Von Rydingsvard achieves this liminal quality through a unique method of cutting and re-working cedar. Instead of building with logs or branches, the artist uses four-by-four beams. She places one beam on the floor, draws a curving line in chalk along its edge, and cuts to the chalk’s specification. She then places a second beam alongside the first and uses its contours to inform her next incision. One by one the cedar beams are added and modified—hacked, ground, and chiseled—until the grid is reshaped into something altogether different. Embedded in this process is a double-movement: the natural contour of wood is first cut into identical units and then reworked into a single, curving formation. The organic and the constructed fold into each other, bound through alternating steps of codification and variegation.

Hej-duk’s title pays tribute to the architectural theorist John Hejduk, known for developing a building ethos that was sensitive to human experience. Like von Rydingsvard, Hejduk imagines tectonic forms in conversation with human action, describing buildings in relation to the specific feelings, stories, and events that happened within them. In Architectures in Love—a favorite of von Rydingsvard—Hejduk asks his readers, “Is it possible to make a tender architecture?”.1 Von Rydingsvard reconciles the structural and the organic in much the same way Hejduk combines the architectural and the hominal. Her constructions evoke architectural elements—a house, a room, a wall, a staircase—but their geometry is offset by hack marks that evince a human activity.

Manual labor is at the root of von Rydingsvard’s endeavor. “I think it’s extremely important for me to be working with my body, for me to be working with my hands,” von Rydingsvard told SFMOMA. Each beam registers the scoring, cleaving, and gouging of her handiwork. Even the preparatory pencil marks are left exposed. Cedar, a pliable wood, is particularly receptive to the artist’s somatic impressions—von Rydingsvard describes the wood as “sensuous.” The process of production becomes the focus of her sculptures, their grids interrupted by evidence of the artist’s hand.

Von Rydingsvard positions her work within a genealogy of manual labor. “I do come from a long line of Polish peasant farmers,” she says. “They’re still running in my blood.” The artist was born during World War II on a collective farm near the German municipality of Deensen. Her Polish mother and Ukrainian father had previously owned farmland near the Polish village of Piaseczno. Von Rydingsvard’s approach to materials reflects the ways her parents worked the fields. Groove marks in the cedar beams echo the ridges and furrows of farmland, while the shapes of her sculptures often recall shovels, rakes, and bales of hay. Hej-duk’s raw simplicity—what von Rydingsvard has described as “ruggedness” and “humbleness”—is akin to the primitive architecture of peasant farms. Even the repetitive, cyclical rhythms of her production echo those of a farmer.
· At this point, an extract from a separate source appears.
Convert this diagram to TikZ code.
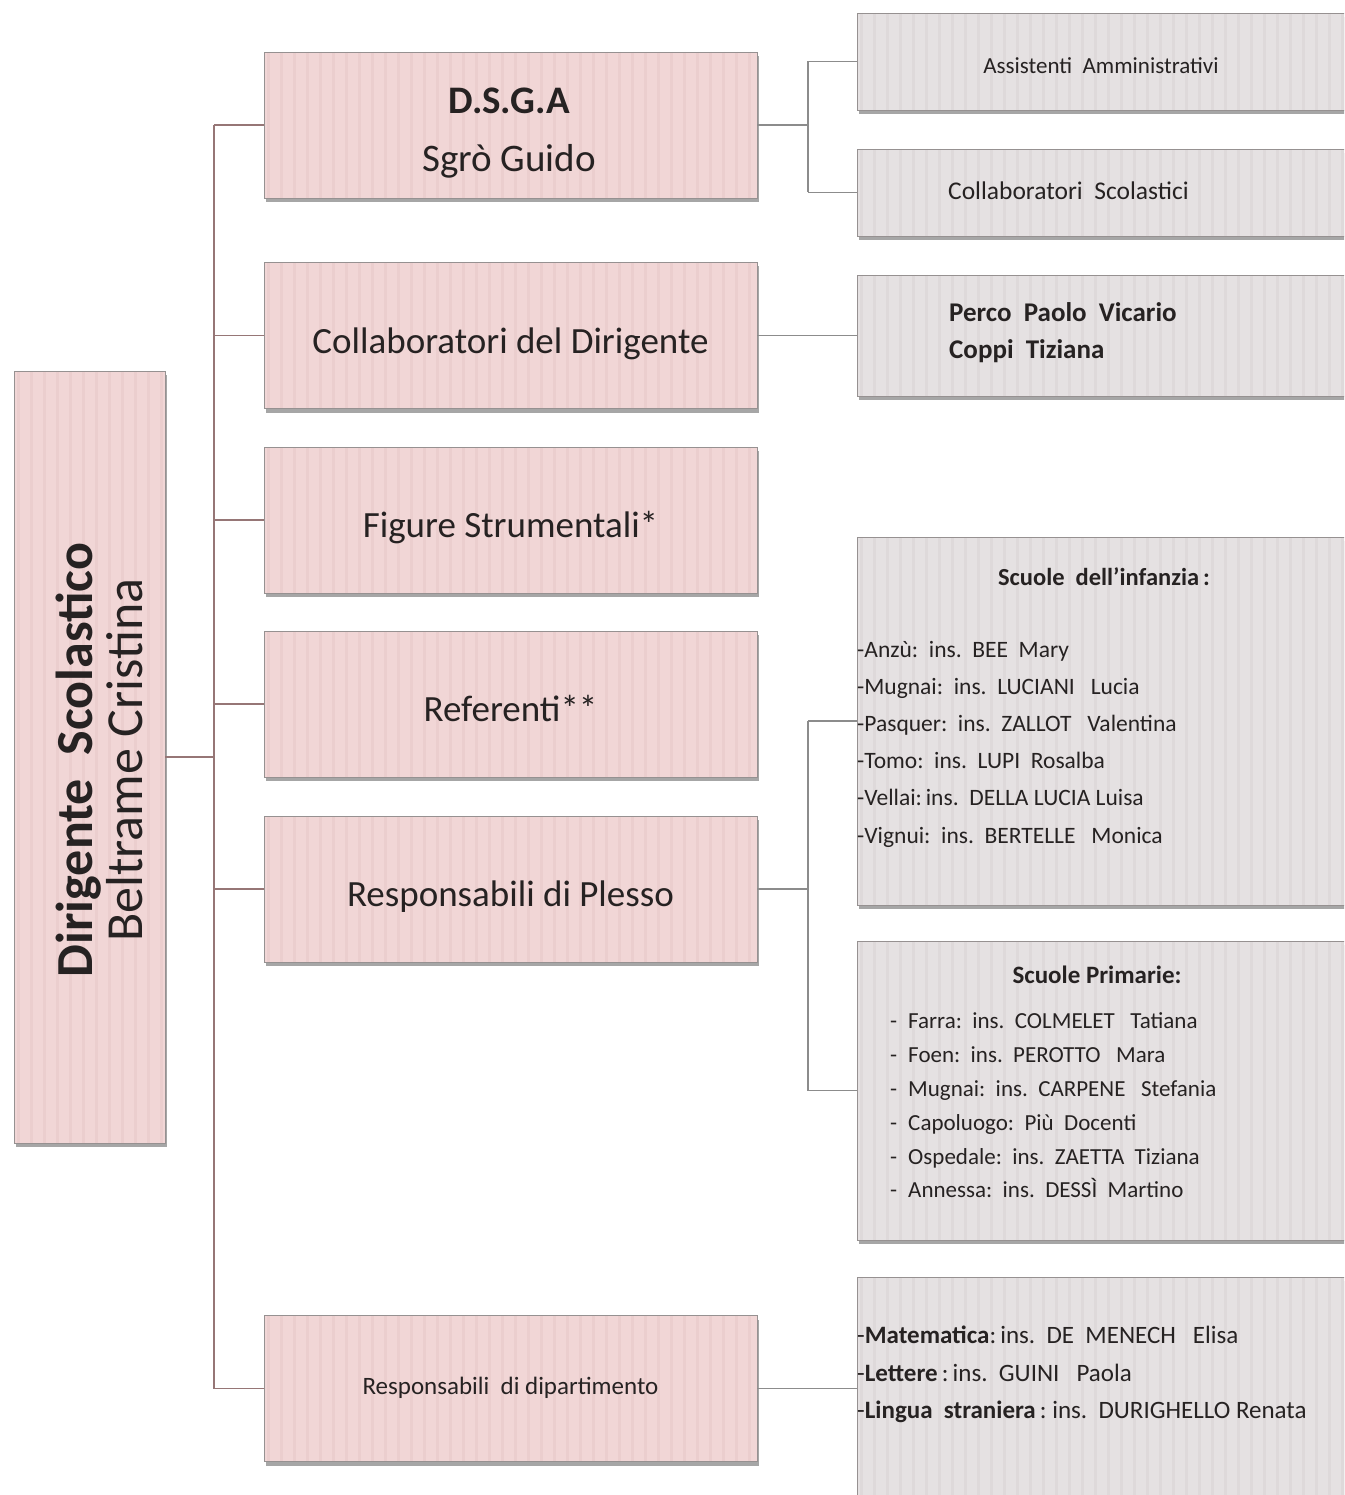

Hej-duk was produced piecemeal, one beam at a time, in much the same way that a field is tilled row by row and year by year.

Von Rydingsvard does not start with a blueprint; she starts with a beam of cedar. In this work, the artist becomes coextensive with her material, each guiding the other toward realization. Perhaps for this reason von Rydingsvard’s sculptures appear as if in a state of transformation, pulled and pushed between metered grid and organic relief. An architectural print by John Hejduk in SFMOMA’s collection includes the inscription, “architecture, a static thing which moves.” One could say the same for hej-duk.


  1. John Hejduk, Architectures in Love: Sketchbook Notes (New York: Rizzoli, 1995), n.p.